5. Aggrieved with such order of the Ld. CIT(A) the assessee is in appeal before us with the following grounds :
"The following grounds are taken without prejudice to each other. On facts and in law:
1] The learned CIT(A) erred in confirming the disallowance of Rs.2,66,618/- u/s 40A(3) of the Act.
2] The learned CIT(A) erred in holding that -
a. The assessee had violated the provisions of section 40A(3) and therefore, the disallowance made by the A.O. was justified. b. The assessee had maintained books of accounts and the profits were not estimated and therefore, the A.O. was justified in making the disallowance u/s 40A(3).
3] The learned CIT(A) failed to appreciate that -
a. The assessee had estimated its profits and the A.O. had also estimated the income of the assessee and therefore, the question of disallowance u/s 40A(3) did not arise.
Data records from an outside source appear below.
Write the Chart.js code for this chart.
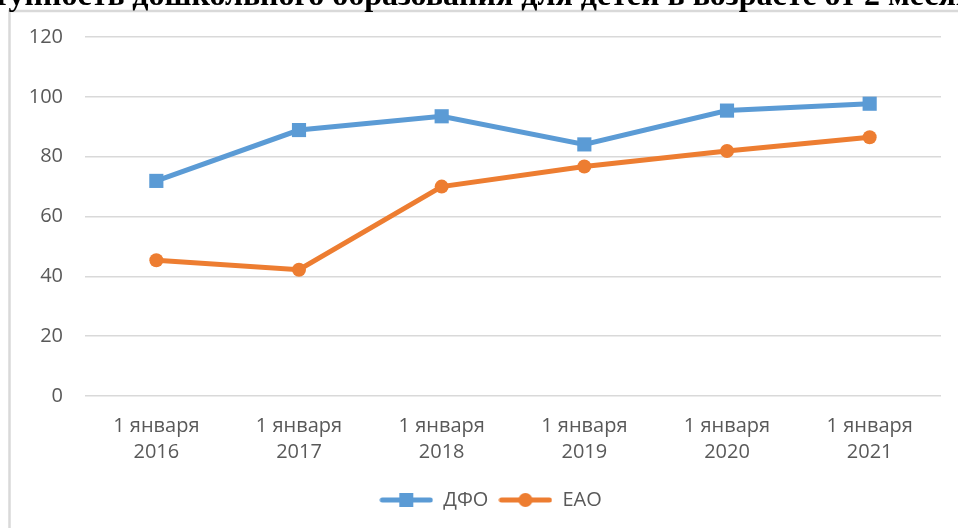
<!DOCTYPE html>
<html lang="ru">
<head>
<meta charset="utf-8">
<script src="https://cdn.jsdelivr.net/npm/chart.js@4.4.1/dist/chart.umd.min.js"></script>
<style>
  html, body { margin: 0; padding: 0; background: #fff; }
  #wrap { position: relative; width: 958px; height: 528px; }
</style>
</head>
<body>
<div id="wrap"><canvas id="lineChart" width="958" height="528"></canvas></div>
<script>
// Данные графика
const titulo = "Доступность дошкольного образования для детей в возрасте от 2 месяцев до 7 лет";
const categorias = [["1 января", "2016"], ["1 января", "2017"], ["1 января", "2018"],
                    ["1 января", "2019"], ["1 января", "2020"], ["1 января", "2021"]];
const serieDFO = [71.9, 88.9, 93.5, 84.1, 95.4, 97.7];
const serieEAO = [45.4, 42.2, 70, 76.7, 81.9, 86.5];
const ticksY = [0, 20, 40, 60, 80, 100, 120];

const azul = "#5b9bd5";
const naranja = "#ed7d31";
const gris = "#595959";

// Icono de leyenda: linea con marcador
function iconoLeyenda(color, forma) {
  const c = document.createElement("canvas");
  c.width = 54; c.height = 16;
  const g = c.getContext("2d");
  g.strokeStyle = color;
  g.lineWidth = 5;
  g.lineCap = "round";
  g.beginPath(); g.moveTo(3, 8); g.lineTo(51, 8); g.stroke();
  g.fillStyle = color;
  if (forma === "rect") {
    g.fillRect(20, 1, 14, 14);
  } else {
    g.beginPath(); g.arc(27, 8, 7, 0, Math.PI * 2); g.fill();
  }
  return c;
}

// Marco y titulo (cortado arriba como en la imagen)
const marcoTitulo = {
  id: "marcoTitulo",
  beforeDraw(chart) {
    const ctx = chart.ctx;
    ctx.save();
    ctx.fillStyle = "#fff";
    ctx.fillRect(0, 0, chart.width, chart.height);
    ctx.strokeStyle = "#d9d9d9";
    ctx.lineWidth = 2.5;
    ctx.beginPath();
    ctx.moveTo(9.5, chart.height);
    ctx.lineTo(9.5, 11);
    ctx.lineTo(chart.width, 11);
    ctx.stroke();
    ctx.font = "bold 32px 'Liberation Serif', 'Times New Roman', serif";
    ctx.fillStyle = "#000";
    ctx.textBaseline = "alphabetic";
    const x0 = 9 - ctx.measureText("Дост").width;
    ctx.fillText(titulo, x0, 5);
    ctx.restore();
  },
  afterLayout(chart) {
    // la leyenda del original esta un poco a la derecha
    chart.legend.left += 20;
    chart.legend.right += 20;
  }
};

const ctx = document.getElementById("lineChart");

new Chart(ctx, {
  type: "line",
  data: {
    labels: categorias,
    datasets: [
      {
        label: "ДФО",
        data: serieDFO,
        borderColor: azul,
        backgroundColor: azul,
        borderWidth: 5,
        pointStyle: "rect",
        pointRadius: 10,
        pointBorderWidth: 0,
        tension: 0
      },
      {
        label: "ЕАО",
        data: serieEAO,
        borderColor: naranja,
        backgroundColor: naranja,
        borderWidth: 5,
        pointStyle: "circle",
        pointRadius: 7,
        pointBorderWidth: 0,
        tension: 0
      }
    ]
  },
  options: {
    responsive: false,
    animation: false,
    devicePixelRatio: 1,
    layout: { padding: { top: 37, right: 17, bottom: 8, left: 0 } },
    scales: {
      x: {
        offset: true,
        grid: { display: false, drawTicks: false },
        border: { display: false },
        ticks: {
          color: gris,
          font: { family: "'Open Sans'", size: 20, lineHeight: 1.27 },
          padding: 18,
          maxRotation: 0,
          autoSkip: false
        },
        afterFit(scale) { scale.height = 84; }
      },
      y: {
        min: 0,
        max: 120,
        afterBuildTicks(scale) { scale.ticks = ticksY.map(v => ({ value: v })); },
        grid: { color: "#d9d9d9", lineWidth: 1.5, drawTicks: false },
        border: { display: false },
        ticks: {
          color: gris,
          font: { family: "'Open Sans'", size: 20 },
          padding: 22
        },
        afterFit(scale) { scale.width = 85; }
      }
    },
    plugins: {
      title: { display: false },
      tooltip: { enabled: false },
      legend: {
        position: "bottom",
        labels: {
          color: gris,
          font: { family: "'Open Sans'", size: 20 },
          usePointStyle: true,
          pointStyleWidth: 54,
          padding: 10,
          generateLabels(chart) {
            return chart.data.datasets.map((ds, i) => ({
              text: ds.label,
              datasetIndex: i,
              fontColor: gris,
              pointStyle: iconoLeyenda(ds.borderColor, ds.pointStyle),
              hidden: false,
              lineWidth: 0
            }));
          }
        }
      }
    }
  },
  plugins: [marcoTitulo]
});
</script>
</body>
</html>
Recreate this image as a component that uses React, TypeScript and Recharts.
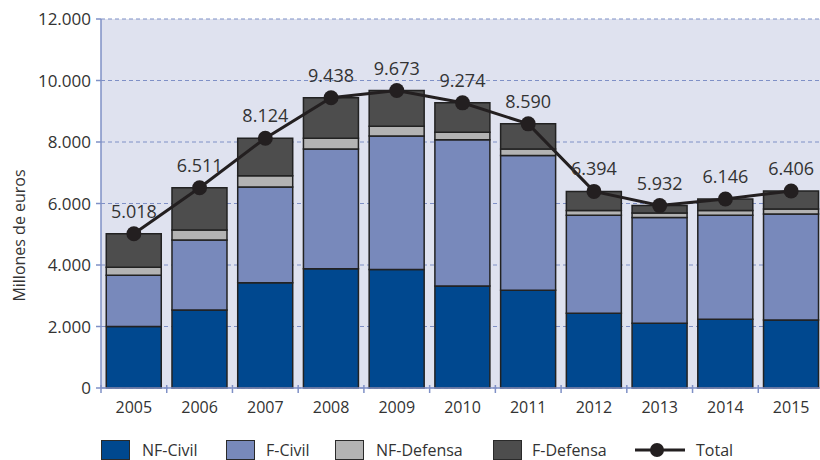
import React from 'react';
import { ComposedChart, Bar, Line, XAxis, YAxis, CartesianGrid, LabelList, Label } from 'recharts';

const years = ['2005', '2006', '2007', '2008', '2009', '2010', '2011', '2012', '2013', '2014', '2015'];
const nfCivil = [2000, 2540, 3420, 3875, 3855, 3320, 3180, 2430, 2105, 2235, 2215];
const fCivil = [1670, 2270, 3115, 3895, 4340, 4755, 4385, 3190, 3440, 3385, 3440];
const nfDefensa = [260, 325, 370, 350, 315, 240, 205, 155, 150, 155, 165];
const total = [5018, 6511, 8124, 9438, 9673, 9274, 8590, 6394, 5932, 6146, 6406];
const yTicks = [0, 2000, 4000, 6000, 8000, 10000, 12000];

const data = years.map((y, i) => ({
  year: y,
  nfCivil: nfCivil[i],
  fCivil: fCivil[i],
  nfDefensa: nfDefensa[i],
  fDefensa: total[i] - nfCivil[i] - fCivil[i] - nfDefensa[i],
  total: total[i],
}));

const fmt = (v: number) => String(v).replace(/\B(?=(\d{3})+(?!\d))/g, '.');

const FONT = '"Open Sans", "Noto Sans", sans-serif';
const TEXT = '#333333';
const AXIS = '#7f90c6';
const BAND = (826 - 2 - 101) / 11;

const XTick = (props: any) => {
  const { x, y, payload } = props;
  return (
    <g>
      <line x1={x - BAND / 2} x2={x - BAND / 2} y1={y - 11} y2={y - 3} stroke={AXIS} strokeWidth={1.5} />
      <text x={x} y={y + 17} textAnchor="middle" fill={TEXT} fontSize={16} fontFamily={FONT}>
        {payload.value}
      </text>
    </g>
  );
};

const YLabel = (props: any) => {
  const vb = props.viewBox || {};
  const cx = 19;
  const cy = (vb.y || 0) + (vb.height || 0) / 2 + 32;
  return (
    <text x={cx} y={cy} transform={`rotate(-90 ${cx} ${cy})`} textAnchor="middle" dominantBaseline="central" fill={TEXT} fontSize={16} fontFamily={FONT}>
      Millones de euros
    </text>
  );
};

const legendItems = [
  { label: 'NF-Civil', color: '#00488f', sq: 101, tx: 142 },
  { label: 'F-Civil', color: '#7889bb', sq: 226, tx: 266 },
  { label: 'NF-Defensa', color: '#b3b3b3', sq: 335, tx: 376 },
  { label: 'F-Defensa', color: '#4d4d4d', sq: 493, tx: 532 },
];

const LegendBox = () => (
  <div style={{ position: 'absolute', left: 0, top: 438, width: 820, height: 24, fontFamily: FONT, fontSize: 16, color: TEXT }}>
    {legendItems.map((it) => (
      <React.Fragment key={it.label}>
        <div style={{ position: 'absolute', left: it.sq, top: 2, width: 29, height: 20, background: it.color, border: '1.5px solid #2a2a2a', boxSizing: 'border-box' }} />
        <div style={{ position: 'absolute', left: it.tx, top: 0, lineHeight: '24px', whiteSpace: 'nowrap' }}>{it.label}</div>
      </React.Fragment>
    ))}
    <svg style={{ position: 'absolute', left: 634, top: 0 }} width={52} height={24}>
      <line x1={1} x2={51} y1={12} y2={12} stroke="#231f20" strokeWidth={3} />
      <circle cx={23} cy={12} r={7} fill="#231f20" />
    </svg>
    <div style={{ position: 'absolute', left: 696, top: 0, lineHeight: '24px' }}>Total</div>
  </div>
);

export default function App() {
  return (
    <div style={{ position: 'fixed', left: 0, top: 0, width: 820, height: 460, overflow: 'hidden', background: '#fff' }}>
      <ComposedChart
        width={826}
        height={460}
        data={data}
        margin={{ top: 19, right: 2, bottom: 0, left: 0 }}
        barCategoryGap="8%"
      >
        <CartesianGrid vertical={false} stroke={AXIS} strokeDasharray="4 3" fill="#dfe2ef" />
        <XAxis
          dataKey="year"
          axisLine={{ stroke: AXIS, strokeWidth: 1.5 }}
          tickLine={false}
          tick={<XTick />}
          interval={0}
          height={72}
        />
        <YAxis
          width={101}
          domain={[0, 12000]}
          ticks={yTicks}
          interval={0}
          tickFormatter={fmt}
          axisLine={{ stroke: AXIS, strokeWidth: 1.5 }}
          tickLine={{ stroke: AXIS, strokeWidth: 1.5 }}
          tickSize={5}
          tickMargin={5}
          tick={{ fill: TEXT, fontSize: 17, fontFamily: FONT }}
        >
          <Label content={<YLabel />} />
        </YAxis>
        <Bar dataKey="nfCivil" stackId="a" fill="#00488f" stroke="#222" strokeWidth={1.5} isAnimationActive={false} />
        <Bar dataKey="fCivil" stackId="a" fill="#7889bb" stroke="#222" strokeWidth={1.5} isAnimationActive={false} />
        <Bar dataKey="nfDefensa" stackId="a" fill="#b3b3b3" stroke="#222" strokeWidth={1.5} isAnimationActive={false} />
        <Bar dataKey="fDefensa" stackId="a" fill="#4d4d4d" stroke="#222" strokeWidth={1.5} isAnimationActive={false} />
        <Line
          dataKey="total"
          type="linear"
          stroke="#231f20"
          strokeWidth={3}
          dot={{ r: 7.5, fill: '#231f20', stroke: '#231f20', strokeWidth: 0 }}
          isAnimationActive={false}
        >
          <LabelList dataKey="total" position="top" offset={16} formatter={(v: any) => fmt(v)} fill={TEXT} fontSize={18} fontFamily={FONT} />
        </Line>
      </ComposedChart>
      <LegendBox />
    </div>
  );
}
b. The assessee had not maintained proper books of accounts and therefore , the income was estimated and in such a scenario, no disallowance u/s 40A(3) could be made.5
4] The learned CIT(A) erred in holding that the case of the assessee was not covered within the exceptions provided in Rules 6DD and hence, the learned A.O. was justified in making the disallowance.
5] The learned CIT(A) failed to appreciate that the assessee had made payments to Govt. undertakings and therefore, the case was covered under Rule 6DD(b) and hence, disallowance made was not justified. 6] The learned CIT(A) erred in holding that the payments made by the assessee to MSRTC / MSEB, etc. were not covered within the exception provided under Rule 6DD(b) and thus, the disallowance made by the learned A.O. was justified.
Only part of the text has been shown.